Am 14. Juni versammelten sich etwa 100 muslimische Frauen mit Hijab – die Foulards Violets – zum landesweiten Frauen*streik1 in Genf. Sie hielten Banner und Schilder mit folgenden Parolen: «Ne me liberez pas – Je m’en charge», «Foulards ou pas – c’est mon choix» oder «Mon foulard n’est pas la cause pour mon oppression, mais le prétexte pour mon éxclusion». Die Aussagen sind klar und deutlich: Die Foulards Violets sprechen sich für mehr Selbstbestimmung aus und verurteilen die Diskriminierungen, die sie aufgrund ihres Hijabs erleben. Es sind starke Parolen von starken Frauen* – genau das, was der Frauen*streik landesweit auf die Strasse getragen hatte.
Aber nicht alle Streik-Teilnehmer*innen waren dieser Ansicht. Laut der Zeitung Blick wurden die Foulards Violets mit folgenden Aussagen angefeindet: «Es ist eine Schande» und «Schämt ihr euch nicht, am Frauen*streik teilzunehmen?» Eine Bekannte, die mit den Foulards Violets am Streik teilgenommen hatte, bestätigte mir diese Aussagen und fügte noch eine hinzu: «Kehrt in den Iran zurück, wenn euch die schweizerischen Gepflogenheiten nicht gefallen.» Später erfuhr ich von ähnlichen Vorfällen in Bern, Basel und Zürich. Eine betroffene Frau in Bern entschied sich, den Streik zu verlassen.
Als Frau, die Rassismus schon seit Kindesalter erlebt und regelmässig als Muslima gelesen wird, weiss ich, dass eine der grössten Hürden, solche Momente als rassistisch anzuerkennen, darin besteht, dass Rassismus grundsätzlich verleugnet wird: Es gäbe ihn nicht – nicht mehr.

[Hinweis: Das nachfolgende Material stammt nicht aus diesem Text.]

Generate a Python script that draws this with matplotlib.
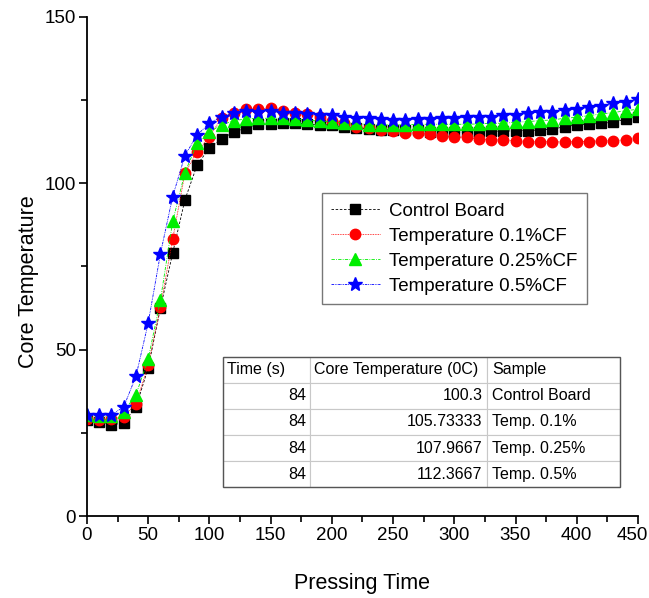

Allenfalls bei den Rechten. Doch dem ist nicht so: Rassismus ist ein gesamtgesellschaftliches Problem. Und nur, weil wir nicht über Rassismus sprechen, heisst das nicht, dass es ihn nicht gibt. Vielmehr werden dadurch rassistische Handlungen normal.
In diesem Sinne stellt sich mir folgende Frage: Wie kommt es, dass nur der Blick über diese Vorfälle berichtete? Vor allem die als progressiv geltenden, linken Medien lobten den Frauen*streik als intersektionale Bewegung. Es war die Rede von einem grossen «Wir», einem «Wir», das es lange nicht gegeben habe, aber jetzt endlich Realität sei. Dabei wurden Muslimas* explizit miterwähnt – aber ihre Inhalte und die Anfeindungen, denen sie ausgesetzt waren, ignoriert. Mit dem Hervorheben der Anwesenheit von nichtweissen, migrantischen und muslimischen Frauen* als einer neuen Kraft des diesjährigen Streiks wird zudem unsichtbar gemacht, dass Frauen* of Color bereits 1991 mitgelaufen waren.